WRITTEN INSTRUCTION:
Collect every line below that contains the word "matplotlib".

DATASET EXCERPT:
▽

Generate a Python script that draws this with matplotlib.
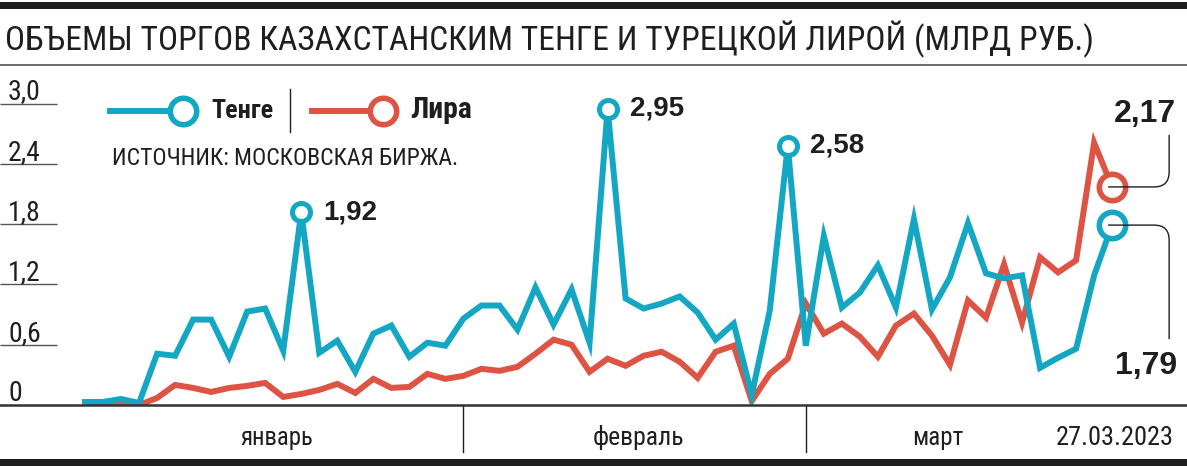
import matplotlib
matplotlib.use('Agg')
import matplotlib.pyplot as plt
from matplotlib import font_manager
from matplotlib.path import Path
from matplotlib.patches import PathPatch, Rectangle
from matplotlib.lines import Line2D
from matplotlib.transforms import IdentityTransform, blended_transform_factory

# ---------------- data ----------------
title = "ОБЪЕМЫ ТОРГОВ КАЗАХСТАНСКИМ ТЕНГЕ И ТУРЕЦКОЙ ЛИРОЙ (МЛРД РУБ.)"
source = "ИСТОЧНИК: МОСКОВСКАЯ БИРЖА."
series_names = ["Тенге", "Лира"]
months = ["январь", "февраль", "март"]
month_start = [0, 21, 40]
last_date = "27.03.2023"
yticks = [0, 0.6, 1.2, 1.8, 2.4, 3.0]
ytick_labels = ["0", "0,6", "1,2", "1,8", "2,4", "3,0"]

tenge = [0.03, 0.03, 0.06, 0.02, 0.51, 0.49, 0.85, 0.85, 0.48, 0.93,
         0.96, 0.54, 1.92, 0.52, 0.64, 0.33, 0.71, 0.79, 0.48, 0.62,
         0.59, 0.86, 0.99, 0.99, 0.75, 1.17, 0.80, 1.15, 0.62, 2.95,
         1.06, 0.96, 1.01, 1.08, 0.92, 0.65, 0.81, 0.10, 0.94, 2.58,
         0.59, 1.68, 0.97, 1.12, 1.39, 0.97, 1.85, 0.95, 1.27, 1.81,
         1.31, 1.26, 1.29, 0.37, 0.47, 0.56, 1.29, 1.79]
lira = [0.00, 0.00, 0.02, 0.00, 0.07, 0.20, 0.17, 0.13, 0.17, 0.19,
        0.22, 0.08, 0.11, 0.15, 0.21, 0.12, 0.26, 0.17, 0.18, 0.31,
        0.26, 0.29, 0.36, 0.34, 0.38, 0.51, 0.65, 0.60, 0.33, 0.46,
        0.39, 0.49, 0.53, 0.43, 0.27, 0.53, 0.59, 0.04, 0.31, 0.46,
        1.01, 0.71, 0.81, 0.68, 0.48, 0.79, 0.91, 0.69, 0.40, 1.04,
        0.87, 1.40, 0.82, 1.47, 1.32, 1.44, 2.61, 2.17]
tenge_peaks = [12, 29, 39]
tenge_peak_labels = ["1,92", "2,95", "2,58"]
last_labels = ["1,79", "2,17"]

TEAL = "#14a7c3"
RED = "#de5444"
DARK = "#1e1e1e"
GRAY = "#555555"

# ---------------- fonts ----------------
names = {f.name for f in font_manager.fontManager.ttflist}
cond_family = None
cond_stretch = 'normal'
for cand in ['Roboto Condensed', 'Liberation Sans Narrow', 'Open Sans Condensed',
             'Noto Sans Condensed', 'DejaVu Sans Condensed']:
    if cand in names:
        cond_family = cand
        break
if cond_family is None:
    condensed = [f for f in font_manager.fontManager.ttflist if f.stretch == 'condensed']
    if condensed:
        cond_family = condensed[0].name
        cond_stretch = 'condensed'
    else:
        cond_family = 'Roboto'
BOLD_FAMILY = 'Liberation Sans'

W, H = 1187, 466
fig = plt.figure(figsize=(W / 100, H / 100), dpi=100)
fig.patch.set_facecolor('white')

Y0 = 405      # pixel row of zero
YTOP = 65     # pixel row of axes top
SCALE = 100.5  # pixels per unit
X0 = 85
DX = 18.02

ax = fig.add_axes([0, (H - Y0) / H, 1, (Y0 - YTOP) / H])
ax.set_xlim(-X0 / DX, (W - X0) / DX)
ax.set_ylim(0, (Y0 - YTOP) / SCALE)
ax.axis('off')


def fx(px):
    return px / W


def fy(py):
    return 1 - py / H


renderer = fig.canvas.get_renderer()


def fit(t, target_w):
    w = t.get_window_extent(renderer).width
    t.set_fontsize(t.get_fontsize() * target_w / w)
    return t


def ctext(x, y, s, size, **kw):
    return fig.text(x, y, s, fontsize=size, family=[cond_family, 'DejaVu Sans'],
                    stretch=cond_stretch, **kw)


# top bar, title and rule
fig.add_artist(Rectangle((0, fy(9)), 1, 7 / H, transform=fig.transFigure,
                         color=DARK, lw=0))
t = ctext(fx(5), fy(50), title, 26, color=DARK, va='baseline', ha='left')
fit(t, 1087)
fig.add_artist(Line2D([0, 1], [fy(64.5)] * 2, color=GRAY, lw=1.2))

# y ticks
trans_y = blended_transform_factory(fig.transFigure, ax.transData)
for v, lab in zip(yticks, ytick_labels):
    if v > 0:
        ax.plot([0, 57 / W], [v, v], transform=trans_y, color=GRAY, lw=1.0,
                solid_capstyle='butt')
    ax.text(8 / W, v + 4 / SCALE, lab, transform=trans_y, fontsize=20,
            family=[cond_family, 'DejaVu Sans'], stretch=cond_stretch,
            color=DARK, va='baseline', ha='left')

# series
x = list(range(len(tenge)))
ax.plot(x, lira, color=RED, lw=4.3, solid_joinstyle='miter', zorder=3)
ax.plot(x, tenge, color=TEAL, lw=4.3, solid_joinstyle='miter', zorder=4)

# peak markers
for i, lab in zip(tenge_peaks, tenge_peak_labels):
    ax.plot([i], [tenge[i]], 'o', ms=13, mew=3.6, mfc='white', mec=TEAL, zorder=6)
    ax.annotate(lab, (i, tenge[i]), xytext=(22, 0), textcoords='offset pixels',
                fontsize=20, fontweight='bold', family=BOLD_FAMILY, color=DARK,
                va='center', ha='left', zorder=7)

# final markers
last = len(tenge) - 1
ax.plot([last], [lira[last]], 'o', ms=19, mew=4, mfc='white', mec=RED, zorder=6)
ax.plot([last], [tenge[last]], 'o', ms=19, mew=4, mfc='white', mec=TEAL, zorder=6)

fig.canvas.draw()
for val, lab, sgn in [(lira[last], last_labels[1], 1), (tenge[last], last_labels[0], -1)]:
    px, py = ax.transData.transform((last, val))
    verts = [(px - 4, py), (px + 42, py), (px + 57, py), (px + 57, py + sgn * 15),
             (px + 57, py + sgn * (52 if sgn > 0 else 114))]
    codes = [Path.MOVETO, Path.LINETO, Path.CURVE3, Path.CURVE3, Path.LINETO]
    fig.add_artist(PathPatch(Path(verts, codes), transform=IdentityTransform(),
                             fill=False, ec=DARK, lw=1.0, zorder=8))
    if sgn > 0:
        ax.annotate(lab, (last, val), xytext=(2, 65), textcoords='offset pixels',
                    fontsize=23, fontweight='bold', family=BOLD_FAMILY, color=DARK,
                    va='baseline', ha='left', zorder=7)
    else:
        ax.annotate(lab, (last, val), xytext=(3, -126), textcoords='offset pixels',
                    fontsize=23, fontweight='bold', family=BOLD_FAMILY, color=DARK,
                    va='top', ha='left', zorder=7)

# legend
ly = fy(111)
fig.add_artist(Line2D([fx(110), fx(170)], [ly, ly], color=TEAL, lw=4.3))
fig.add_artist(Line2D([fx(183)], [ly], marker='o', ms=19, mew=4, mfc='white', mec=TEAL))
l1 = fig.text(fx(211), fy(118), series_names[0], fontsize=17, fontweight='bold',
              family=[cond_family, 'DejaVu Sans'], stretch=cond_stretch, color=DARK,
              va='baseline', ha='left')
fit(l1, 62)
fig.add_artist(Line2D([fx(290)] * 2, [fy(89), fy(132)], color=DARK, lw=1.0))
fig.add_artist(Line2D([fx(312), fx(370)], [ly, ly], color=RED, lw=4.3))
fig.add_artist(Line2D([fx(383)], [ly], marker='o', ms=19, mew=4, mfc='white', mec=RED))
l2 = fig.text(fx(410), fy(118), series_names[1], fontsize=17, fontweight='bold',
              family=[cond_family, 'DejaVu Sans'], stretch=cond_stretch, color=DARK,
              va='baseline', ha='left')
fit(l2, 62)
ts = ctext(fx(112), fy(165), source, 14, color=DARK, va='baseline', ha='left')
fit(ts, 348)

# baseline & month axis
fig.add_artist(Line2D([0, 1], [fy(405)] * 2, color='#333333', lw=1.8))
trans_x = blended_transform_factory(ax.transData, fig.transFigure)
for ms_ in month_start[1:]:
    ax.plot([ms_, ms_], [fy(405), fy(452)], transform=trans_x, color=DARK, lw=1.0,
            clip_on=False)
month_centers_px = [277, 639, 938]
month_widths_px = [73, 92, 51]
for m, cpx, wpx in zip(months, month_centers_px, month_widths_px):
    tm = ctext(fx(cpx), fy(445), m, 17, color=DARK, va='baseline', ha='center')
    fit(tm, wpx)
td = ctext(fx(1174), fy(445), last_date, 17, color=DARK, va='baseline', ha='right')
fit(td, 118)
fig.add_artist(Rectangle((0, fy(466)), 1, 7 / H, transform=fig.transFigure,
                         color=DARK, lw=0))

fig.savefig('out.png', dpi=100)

△

ANSWER FOR THE TASK:
Generate a Python script that draws this with matplotlib.
import matplotlib
matplotlib.use('Agg')
import matplotlib.pyplot as plt
from matplotlib import font_manager
from matplotlib.path import Path
from matplotlib.patches import PathPatch, Rectangle
from matplotlib.lines import Line2D
from matplotlib.transforms import IdentityTransform, blended_transform_factory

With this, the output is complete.